The City relies on this work to inform decisions regarding development, community development and other programs, legislative decisions and regulations. However, for the City to effectively align heritage preservation with the broader Minneapolis 2040 goals, it needs a guiding strategic direction.
ACTION STEPS
The City will seek to accomplish the following action steps to continue to identify, examine, and evaluate historic contexts and historic resources, with a focus on communities that have been traditionally underrepresented.
- Explore new methods and techniques to engage communities that have been traditionally underrepresented in heritage preservation to identify historic resources they consider valuable and conduct further research on these resources.
- Develop and implement a strategic work plan that prioritizes the identification, evaluation and designation of historic resources that are underrepresented, representative of cultural communities, or within areas under development pressure.
- Work with Minneapolis’ cultural communities to identify places of historic and cultural significance.
- Complete context studies associated with the city’s history and overall development, such as the impact of transportation and land use decisions that had citywide impacts.
- Nominate resources recommended for designation from historic surveys or listed on the National Register of Historic Places which have no local protection.
- Proactively nominate properties and districts for consideration for listing in the National Register of Historic Places.

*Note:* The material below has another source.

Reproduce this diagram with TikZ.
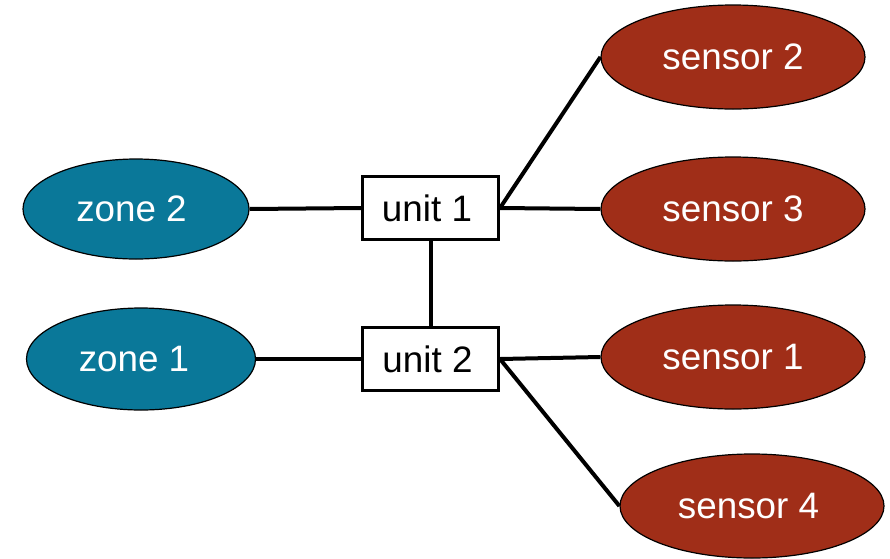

- Continue to promote Conservation Districts as a tool for neighbors and neighborhoods to promote the conservation of notable properties or districts for the education, inspiration, pleasure, and enrichment of its residents, and for the long-term vitality of the city.
- Identify architectural styles, architects and resources from the recent past, such as the modern era, and include them for evaluation in future historic resources surveys.
- Gather existing data on significant and potentially significant archaeological sites and develop maps and other tools to identify and properly treat these resources.
- Initiate a series of archaeological reconnaissance surveys to identify potentially significant archaeological resources.
- Identify and evaluate important historic and cultural landscapes.